A spokesperson for the Planning and Environmental Appeals Division told the Press: "This appeal has been put on hold, with the agreement of the council and the appellant, to hopefully allow an in-person hearing to take place when circumstances allow."

The application is for planning permission in principle and the site is to the east of the A823 road, opposite the Rennies bus depot.

The proposals also include access roads, the realignment of a watercourse and creation of open space.

FIFEplan, the council's blueprint for what can be built and where, said the site could accommodate 100 homes but Omnivale believe the capacity is higher.

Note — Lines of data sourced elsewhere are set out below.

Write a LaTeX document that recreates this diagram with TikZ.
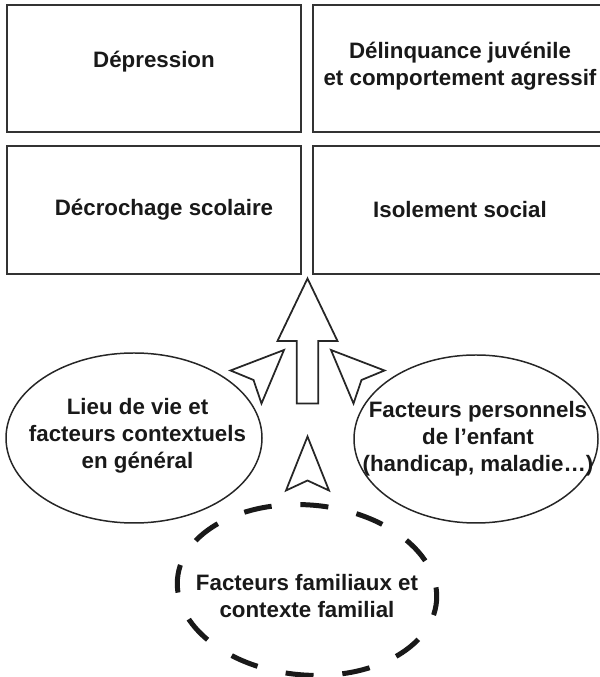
\documentclass[tikz,border=0pt]{standalone}
\usepackage{fontspec}
\setmainfont{Liberation Sans}
\usepackage{tikz}
\usetikzlibrary{shapes.geometric}

\begin{document}
\begin{tikzpicture}[
	boite/.style={draw=black!80, line width=1.1pt, minimum width=5.88cm, minimum height=2.55cm, inner sep=0pt},
	texte/.style={align=center, text=black!90, inner sep=0pt, font=\fontsize{12.7}{15.4}\selectfont\bfseries},
	bulle/.style={ellipse, draw=black!85, line width=0.85pt, inner sep=0pt},
	famille/.style={ellipse, draw=black!90, line width=0.1cm, dash pattern=on 0.56cm off 0.578cm, dash phase=0.28cm, inner sep=0pt, minimum width=5.2cm, minimum height=3.4cm, rotate=-5},
	fleche/.style={draw=black!85, line width=1pt, fill=white},
]
	%\draw[help lines, thick] (0,0) grid (12,14);
	\useasboundingbox (0,0) rectangle (11.98,13.54);
	\node[boite] (depression) at (3.08,12.17) {};
	\node[boite] (delinquance) at (9.20,12.17) {};
	\node[boite, minimum height=2.56cm] (decrochage) at (3.08,9.34) {};
	\node[boite, minimum height=2.56cm] (isolement) at (9.20,9.34) {};
	\node[texte] (t-depression) at ([yshift=0.13cm]depression.center) {Dépression};
	\node[texte] (t-delinquance) at ([yshift=0.05cm]delinquance.center) {Délinquance juvénile\\et comportement agressif};
	\node[texte] (t-decrochage) at ([xshift=0.2cm]decrochage.center) {Décrochage scolaire};
	\node[texte] (t-isolement) at (isolement.center) {Isolement social};
	\draw[fleche] (6.15,7.97) -- (6.75,6.72) -- (6.365,6.72) -- (6.365,5.47) -- (5.935,5.47) -- (5.935,6.72) -- (5.55,6.72) -- cycle;
	\draw[fleche] (5.68,6.54) -- (4.61,6.13) -- (5.07,5.94) -- (5.23,5.47) -- cycle;
	\draw[fleche] (6.62,6.54) -- (7.69,6.13) -- (7.23,5.94) -- (7.07,5.47) -- cycle;
	\draw[fleche] (6.15,4.81) -- (5.72,3.73) -- (6.15,3.93) -- (6.58,3.73) -- cycle;
	\node[bulle, minimum width=5.12cm, minimum height=3.4cm] (lieu) at (2.68,4.78) {};
	\node[bulle, minimum width=4.88cm, minimum height=3.36cm] (enfant) at (9.52,4.76) {};
	\node[texte] (t-lieu) at ([xshift=0.07cm, yshift=0.04cm]lieu.center) {Lieu de vie et\\facteurs contextuels\\en général};
	\node[texte] (t-enfant) at ([xshift=0.04cm]enfant.center) {Facteurs personnels\\de l’enfant\\(handicap, maladie…)};
	\node[famille] (famille) at (6.14,1.74) {};
	\node[texte] (t-famille) at ([yshift=-0.12cm]famille.center) {Facteurs familiaux et\\contexte familial};
\end{tikzpicture}
\end{document}
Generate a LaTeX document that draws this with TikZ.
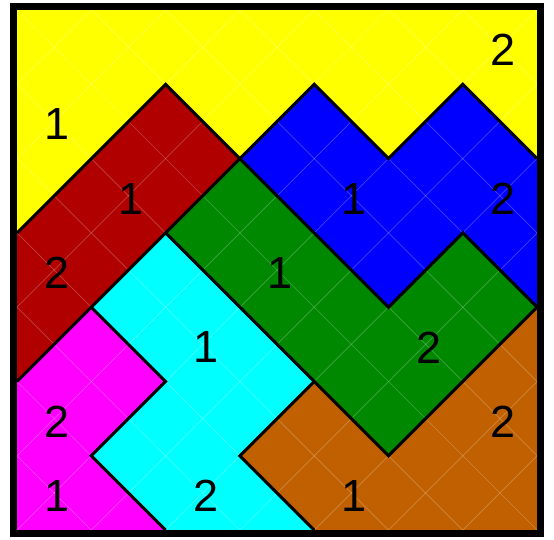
\documentclass[tikz,border=0pt]{standalone}
\usepackage{fontspec}
\setmainfont{Liberation Sans}
\definecolor{cyel}{RGB}{255,255,0}
\definecolor{cred}{RGB}{176,0,0}
\definecolor{cblue}{RGB}{0,0,255}
\definecolor{cgreen}{RGB}{0,136,0}
\definecolor{ccyan}{RGB}{0,255,255}
\definecolor{cmag}{RGB}{255,0,255}
\definecolor{cbrown}{RGB}{192,96,0}
\begin{document}
\begin{tikzpicture}[x=74.3pt,y=-74.3pt,
  region/.style={draw=black,line width=3pt,line join=miter},
  gridline/.style={white,opacity=0.25,line width=0.7pt},
  num/.style={font=\fontsize{45}{45}\selectfont,inner sep=0pt,xshift=3pt,yshift=-3pt}]
\useasboundingbox (-0.2288,-0.1346) rectangle (7.2275,7.12);
% regions
\fill[cyel] (0,0) -- (7,0) -- (7,2) -- (6,1) -- (5,2) -- (4,1) -- (3,2) -- (2,1) -- (0,3) -- cycle;
\fill[cred] (0,3) -- (2,1) -- (3,2) -- (0,5) -- cycle;
\fill[cblue] (3,2) -- (4,1) -- (5,2) -- (6,1) -- (7,2) -- (7,4) -- (6,3) -- (5,4) -- cycle;
\fill[cgreen] (3,2) -- (5,4) -- (6,3) -- (7,4) -- (5,6) -- (4,5) -- (2,3) -- cycle;
\fill[ccyan] (2,3) -- (4,5) -- (3,6) -- (4,7) -- (2,7) -- (1,6) -- (2,5) -- (1,4) -- cycle;
\fill[cmag] (0,5) -- (1,4) -- (2,5) -- (1,6) -- (2,7) -- (0,7) -- cycle;
\fill[cbrown] (7,4) -- (7,7) -- (4,7) -- (3,6) -- (4,5) -- (5,6) -- cycle;
% faint grid
\begin{scope}
\clip (0,0) rectangle (7,7);
\foreach \n in {1,...,13} {\draw[gridline] (\n,0) -- (\n-7,7);}
\foreach \m in {-6,...,6} {\draw[gridline] (\m,0) -- (\m+7,7);}
\end{scope}
% boundaries
\draw[region] (0,3) -- (2,1) -- (3,2) -- (4,1) -- (5,2) -- (6,1) -- (7,2);
\draw[region] (3,2) -- (0,5);
\draw[region] (3,2) -- (5,4) -- (6,3) -- (7,4);
\draw[region] (7,4) -- (5,6) -- (4,5) -- (2,3);
\draw[region] (4,5) -- (3,6) -- (4,7);
\draw[region] (1,4) -- (2,5) -- (1,6) -- (2,7);
% numbers
\node[num] (y1) at (0.5,1.5) {1};
\node[num] (y2) at (6.5,0.5) {2};
\node[num] (r1) at (1.5,2.5) {1};
\node[num] (r2) at (0.5,3.5) {2};
\node[num] (b1) at (4.5,2.5) {1};
\node[num] (b2) at (6.5,2.5) {2};
\node[num] (g1) at (3.5,3.5) {1};
\node[num] (g2) at (5.5,4.5) {2};
\node[num] (c1) at (2.5,4.5) {1};
\node[num] (c2) at (2.5,6.5) {2};
\node[num] (m2) at (0.5,5.5) {2};
\node[num] (m1) at (0.5,6.5) {1};
\node[num] (o2) at (6.5,5.5) {2};
\node[num] (o1) at (4.5,6.5) {1};
% border
\draw[line width=7pt] (-0.0471,-0.0471) rectangle (7.0471,7.0471);
\end{tikzpicture}
\end{document}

The main stumbling block, however, has been the firm's insistence that they shouldn't have to pay for transport improvements in the area.

They also don't want to provide land for, or contribute money towards, the £20 million Northern Link Road (NLR).

It's a bypass that will run from Halbeath to Milesmark, serving and running through the new housing estates to the north of Dunfermline and taking traffic away from the town centre.

The council's position is that developers must pay for the required transport improvements on the basis that the homes they're building, and the residents who buy them, will be adding to traffic issues.

Omnivale argue that the increase in traffic from their site would be "negligible" and that having to pay for the NLR too would amount to "double-counting".

The outcome of the appeal is hugely important because, if the firm were to win, other developers may also try to get out of paying contributions for transport infrastructure that the local authority cannot fund on their own.

Last month, the council said the development of Dunfermline over the next 30 years would involve the building of 8,000 new homes and £220 million of transport improvements and infrastructure paid for by developers.